Une des principales raison de l'efficacité d'une punition est qu'elle entraîne chez l’enfant des sensations physiologiques désagréables, sensations que l’enfant cherchera à éviter par la suite en n'adoptant plus le mauvais comportement. Ces conséquences émotionnelles désagréables doivent être prises en compte lorsqu'une punition est appliquée car elles peuvent avoir des conséquences sur le comportement de l’enfant bien différentes de celles attendues par le parent, comme des réactions agressives par exemple.

Les enjeux d’une législation

En connaissant les mécanismes comportementaux de la claque et de la punition, le problème ne devient donc plus vraiment de savoir s’il est moral ou non de taper son enfant. La question serait plutôt de savoir comment, en fonction de chaque enfant, nous pourrions lui apprendre ce qui nous paraît être juste.

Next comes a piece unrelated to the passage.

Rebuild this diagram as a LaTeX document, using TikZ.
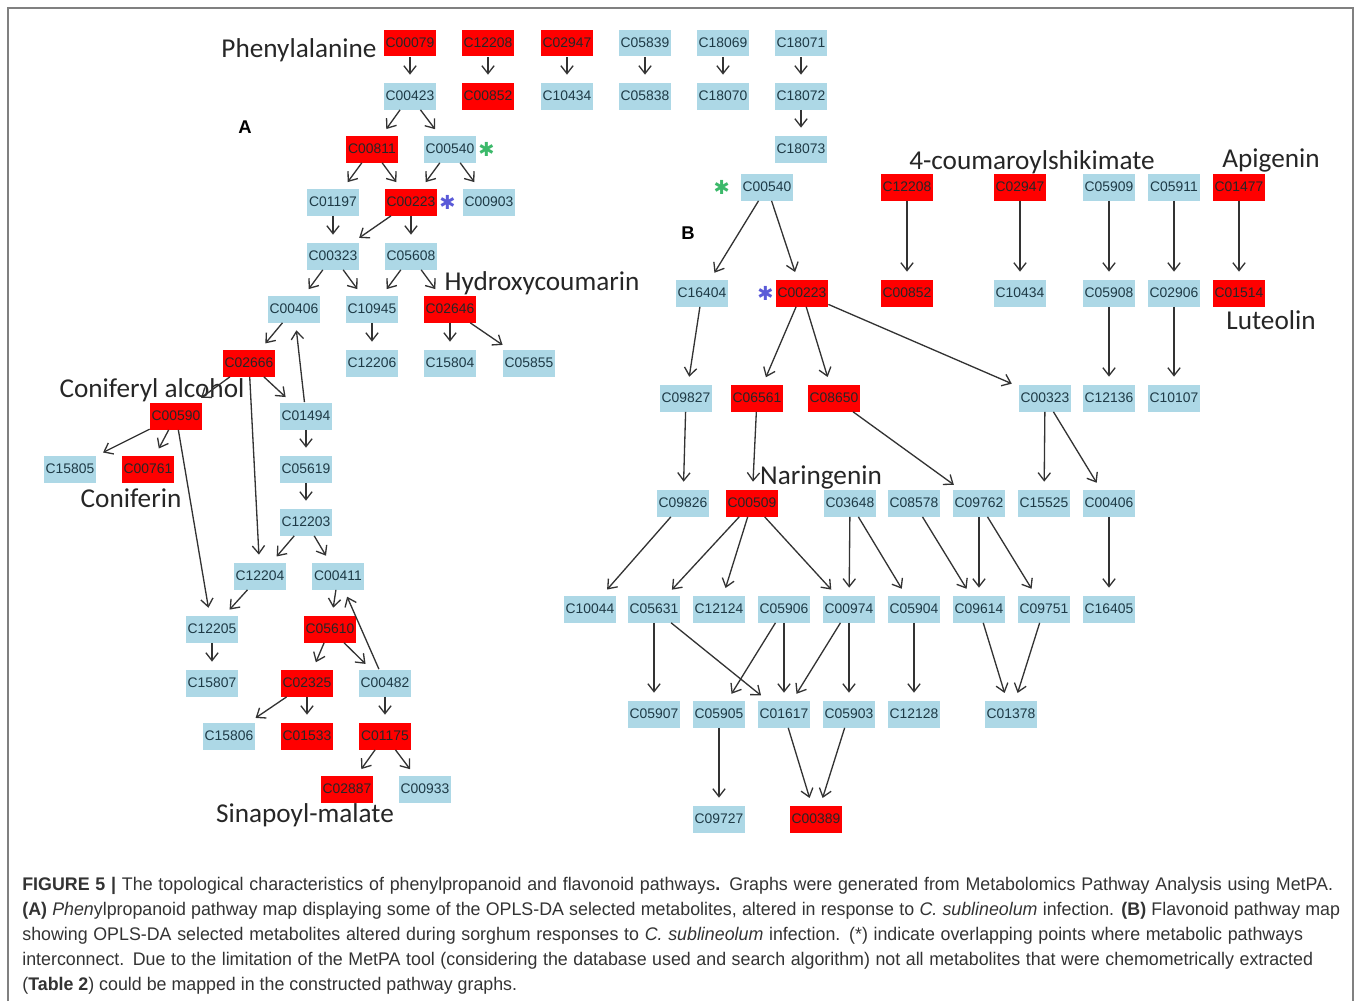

Car il ne suffit pas d'interdire aux parents l'utilisation des châtiments corporels pour qu'ils arrêtent de lever la main sur leurs enfants. Une réponse alternative à la claque ne va pas de soi. Si les parents lèvent la main sur leurs enfants, c’est qu’à ce moment-là, il s'agit de la sanction la plus efficace, celle qui permet d’obtenir rapidement un bénéfice. La claque n'est pas une sanction "choisit" par le parent, elle lui est "imposée" par le contexte. C'est en quelque sorte la sanction la plus "économique" qui s’appliquera.

Interdire les châtiments corporels c'est donc lancer un nouveau défi à certains parents : ils devront trouver des réponses alternatives à la fessée, mais tout aussi efficaces, ou encore apprendre à mieux gérer leur frustration face à des comportements qu’ils jugent inadaptés.